→ Dataset content
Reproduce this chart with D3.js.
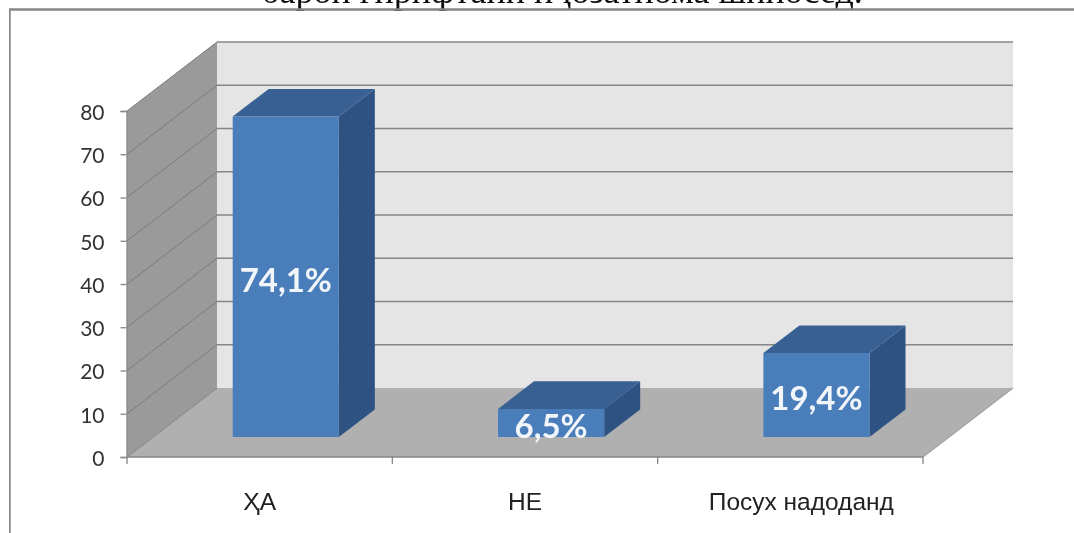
<!DOCTYPE html>
<html><head><meta charset="utf-8">
<script src="https://cdn.jsdelivr.net/npm/d3@7/dist/d3.min.js"></script>
<style>html,body{margin:0;padding:0;background:#fff;overflow:hidden}svg{display:block}</style>
</head><body><svg id="c" width="1074" height="533"></svg>
<script>
const titleText = "барои гирифтани иҷозатнома шиносед.";
const categories = ["ҲА", "НЕ", "Посух надоданд"];
const values = [74.1, 6.5, 19.4];
const valueLabels = ["74,1%", "6,5%", "19,4%"];
const yTicks = [0, 10, 20, 30, 40, 50, 60, 70, 80];

const W = 1074, H = 533;
const root = d3.select("#c");
const defs = root.append("defs");
defs.append("filter").attr("id", "soft").attr("x", 0).attr("y", 0).attr("width", 1).attr("height", 1)
  .append("feGaussianBlur").attr("stdDeviation", 0.45);
root.append("rect").attr("width", W).attr("height", H).attr("fill", "#fff");
const svg = root.append("g").attr("filter", "url(#soft)");

const x = d3.scaleBand().domain(categories).range([127, 923]).paddingInner(0).paddingOuter(0);
const y = d3.scaleLinear().domain([0, 80]).range([457, 111]);
// oblique projection: depth 0 (front) .. 1 (back wall)
const depthX = d3.scaleLinear().domain([0, 1]).range([0, 90]);
const depthY = d3.scaleLinear().domain([0, 1]).range([0, -69]);
const P = (px, v, d) => [px + depthX(d), y(v) + depthY(d)];
const poly = pts => "M" + pts.map(p => p.join(",")).join("L") + "Z";

const grey = "#868686";

// title, cut by the top of the picture as in the reference
svg.append("text").attr("x", 562).attr("y", 3).attr("text-anchor", "middle")
  .attr("font-family", "Liberation Serif").attr("font-size", 36).attr("fill", "#111").text(titleText);

// outer frame (top and left only are visible)
svg.append("path").attr("d", `M${W + 5},9.5H9.5V${H + 5}`).attr("fill", "none").attr("stroke", "#858585").attr("stroke-width", 2.4);

const [x0, x1] = x.range();
// walls and floor
svg.append("path").attr("fill", "#e5e5e5").attr("d", poly([P(x0, 80, 1), P(x1, 80, 1), P(x1, 0, 1), P(x0, 0, 1)]));
svg.append("path").attr("fill", "#9a9a9a").attr("d", poly([P(x0, 80, 0), P(x0, 80, 1), P(x0, 0, 1), P(x0, 0, 0)]));
svg.append("path").attr("fill", "#b0b0b0").attr("d", poly([P(x0, 0, 0), P(x0, 0, 1), P(x1, 0, 1), P(x1, 0, 0)]));

// gridlines: on the side wall, then along the back wall
const line = d3.line();
yTicks.forEach(t => {
  if (t > 0) {
    svg.append("path").attr("fill", "none").attr("stroke", "#7a7a7a").attr("stroke-width", 1)
      .attr("d", line([P(x0, t, 0), P(x0, t, 1)]));
    svg.append("path").attr("fill", "none").attr("stroke", grey).attr("stroke-width", 1.4)
      .attr("d", line([P(x0, t, 1), P(x1, t, 1)]));
  }
});
svg.append("path").attr("fill", "none").attr("stroke", "#8c8c8c").attr("stroke-width", 1.1)
  .attr("d", line([P(x0, 0, 0), P(x0, 0, 1)]));
svg.append("path").attr("fill", "none").attr("stroke", "#a0a0a0").attr("stroke-width", 1.1)
  .attr("d", line([P(x1, 0, 0), P(x1, 0, 1)]));

// axes
const yAxis = d3.axisLeft(y).tickValues(yTicks).tickSize(6).tickPadding(16);
const gy = svg.append("g").attr("transform", `translate(${x0 - .5},0)`).call(yAxis);
gy.selectAll("text").attr("font-family", "Lato").attr("font-size", 21).attr("fill", "#333").attr("dy", "0.4em");
gy.selectAll("line,path").attr("stroke", grey).attr("stroke-width", 1.3);

const xTickPos = d3.range(categories.length + 1).map(i => x0 + i * x.step());
const gx = svg.append("g");
gx.append("path").attr("d", `M${x0},${y(0)}H${x1}`).attr("stroke", grey).attr("stroke-width", 1.5);
gx.selectAll("line").data(xTickPos).join("line")
  .attr("x1", d => d).attr("x2", d => d).attr("y1", y(0)).attr("y2", y(0) + 7)
  .attr("stroke", grey).attr("stroke-width", 1.3);
svg.append("g").selectAll("text").data(categories).join("text")
  .attr("x", (d, i) => x(d) + x.bandwidth() / 2 + (i === 2 ? 11 : 0))
  .attr("y", 510).attr("text-anchor", "middle")
  .attr("font-family", "Liberation Sans").attr("font-size", 24.5).attr("fill", "#222").text(d => d);

// bars
const front = 0.29, back = 0.69, pad = 0.3;
categories.forEach((c, i) => {
  const l = x(c) + x.bandwidth() * pad, r = x(c) + x.bandwidth() * (1 - pad), v = values[i];
  const g = svg.append("g");
  g.append("path").attr("fill", "#2f5383").attr("d", poly([P(r, 0, front), P(r, 0, back), P(r, v, back), P(r, v, front)]));
  g.append("path").attr("fill", "#386192").attr("d", poly([P(l, v, front), P(l, v, back), P(r, v, back), P(r, v, front)]));
  g.append("path").attr("fill", "#4a7ebb").attr("d", poly([P(l, 0, front), P(r, 0, front), P(r, v, front), P(l, v, front)]));
  const pc = P((l + r) / 2, v / 2, front);
  g.append("text").attr("x", pc[0]).attr("y", pc[1] + 3).attr("dy", ".36em").attr("text-anchor", "middle")
    .attr("font-family", "Lato").attr("font-weight", 700).attr("font-size", 33).attr("fill", "#f2f6fa").text(valueLabels[i]);
});
</script></body></html>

→ What the task requires
Please transcribe the material above exactly as written. Leave the pictures out.

→ Answer to the task
Reproduce this chart with D3.js.
<!DOCTYPE html>
<html><head><meta charset="utf-8">
<script src="https://cdn.jsdelivr.net/npm/d3@7/dist/d3.min.js"></script>
<style>html,body{margin:0;padding:0;background:#fff;overflow:hidden}svg{display:block}</style>
</head><body><svg id="c" width="1074" height="533"></svg>
<script>
const titleText = "барои гирифтани иҷозатнома шиносед.";
const categories = ["ҲА", "НЕ", "Посух надоданд"];
const values = [74.1, 6.5, 19.4];
const valueLabels = ["74,1%", "6,5%", "19,4%"];
const yTicks = [0, 10, 20, 30, 40, 50, 60, 70, 80];

const W = 1074, H = 533;
const root = d3.select("#c");
const defs = root.append("defs");
defs.append("filter").attr("id", "soft").attr("x", 0).attr("y", 0).attr("width", 1).attr("height", 1)
  .append("feGaussianBlur").attr("stdDeviation", 0.45);
root.append("rect").attr("width", W).attr("height", H).attr("fill", "#fff");
const svg = root.append("g").attr("filter", "url(#soft)");

const x = d3.scaleBand().domain(categories).range([127, 923]).paddingInner(0).paddingOuter(0);
const y = d3.scaleLinear().domain([0, 80]).range([457, 111]);
// oblique projection: depth 0 (front) .. 1 (back wall)
const depthX = d3.scaleLinear().domain([0, 1]).range([0, 90]);
const depthY = d3.scaleLinear().domain([0, 1]).range([0, -69]);
const P = (px, v, d) => [px + depthX(d), y(v) + depthY(d)];
const poly = pts => "M" + pts.map(p => p.join(",")).join("L") + "Z";

const grey = "#868686";

// title, cut by the top of the picture as in the reference
svg.append("text").attr("x", 562).attr("y", 3).attr("text-anchor", "middle")
  .attr("font-family", "Liberation Serif").attr("font-size", 36).attr("fill", "#111").text(titleText);

// outer frame (top and left only are visible)
svg.append("path").attr("d", `M${W + 5},9.5H9.5V${H + 5}`).attr("fill", "none").attr("stroke", "#858585").attr("stroke-width", 2.4);

const [x0, x1] = x.range();
// walls and floor
svg.append("path").attr("fill", "#e5e5e5").attr("d", poly([P(x0, 80, 1), P(x1, 80, 1), P(x1, 0, 1), P(x0, 0, 1)]));
svg.append("path").attr("fill", "#9a9a9a").attr("d", poly([P(x0, 80, 0), P(x0, 80, 1), P(x0, 0, 1), P(x0, 0, 0)]));
svg.append("path").attr("fill", "#b0b0b0").attr("d", poly([P(x0, 0, 0), P(x0, 0, 1), P(x1, 0, 1), P(x1, 0, 0)]));

// gridlines: on the side wall, then along the back wall
const line = d3.line();
yTicks.forEach(t => {
  if (t > 0) {
    svg.append("path").attr("fill", "none").attr("stroke", "#7a7a7a").attr("stroke-width", 1)
      .attr("d", line([P(x0, t, 0), P(x0, t, 1)]));
    svg.append("path").attr("fill", "none").attr("stroke", grey).attr("stroke-width", 1.4)
      .attr("d", line([P(x0, t, 1), P(x1, t, 1)]));
  }
});
svg.append("path").attr("fill", "none").attr("stroke", "#8c8c8c").attr("stroke-width", 1.1)
  .attr("d", line([P(x0, 0, 0), P(x0, 0, 1)]));
svg.append("path").attr("fill", "none").attr("stroke", "#a0a0a0").attr("stroke-width", 1.1)
  .attr("d", line([P(x1, 0, 0), P(x1, 0, 1)]));

// axes
const yAxis = d3.axisLeft(y).tickValues(yTicks).tickSize(6).tickPadding(16);
const gy = svg.append("g").attr("transform", `translate(${x0 - .5},0)`).call(yAxis);
gy.selectAll("text").attr("font-family", "Lato").attr("font-size", 21).attr("fill", "#333").attr("dy", "0.4em");
gy.selectAll("line,path").attr("stroke", grey).attr("stroke-width", 1.3);

const xTickPos = d3.range(categories.length + 1).map(i => x0 + i * x.step());
const gx = svg.append("g");
gx.append("path").attr("d", `M${x0},${y(0)}H${x1}`).attr("stroke", grey).attr("stroke-width", 1.5);
gx.selectAll("line").data(xTickPos).join("line")
  .attr("x1", d => d).attr("x2", d => d).attr("y1", y(0)).attr("y2", y(0) + 7)
  .attr("stroke", grey).attr("stroke-width", 1.3);
svg.append("g").selectAll("text").data(categories).join("text")
  .attr("x", (d, i) => x(d) + x.bandwidth() / 2 + (i === 2 ? 11 : 0))
  .attr("y", 510).attr("text-anchor", "middle")
  .attr("font-family", "Liberation Sans").attr("font-size", 24.5).attr("fill", "#222").text(d => d);

// bars
const front = 0.29, back = 0.69, pad = 0.3;
categories.forEach((c, i) => {
  const l = x(c) + x.bandwidth() * pad, r = x(c) + x.bandwidth() * (1 - pad), v = values[i];
  const g = svg.append("g");
  g.append("path").attr("fill", "#2f5383").attr("d", poly([P(r, 0, front), P(r, 0, back), P(r, v, back), P(r, v, front)]));
  g.append("path").attr("fill", "#386192").attr("d", poly([P(l, v, front), P(l, v, back), P(r, v, back), P(r, v, front)]));
  g.append("path").attr("fill", "#4a7ebb").attr("d", poly([P(l, 0, front), P(r, 0, front), P(r, v, front), P(l, v, front)]));
  const pc = P((l + r) / 2, v / 2, front);
  g.append("text").attr("x", pc[0]).attr("y", pc[1] + 3).attr("dy", ".36em").attr("text-anchor", "middle")
    .attr("font-family", "Lato").attr("font-weight", 700).attr("font-size", 33).attr("fill", "#f2f6fa").text(valueLabels[i]);
});
</script></body></html>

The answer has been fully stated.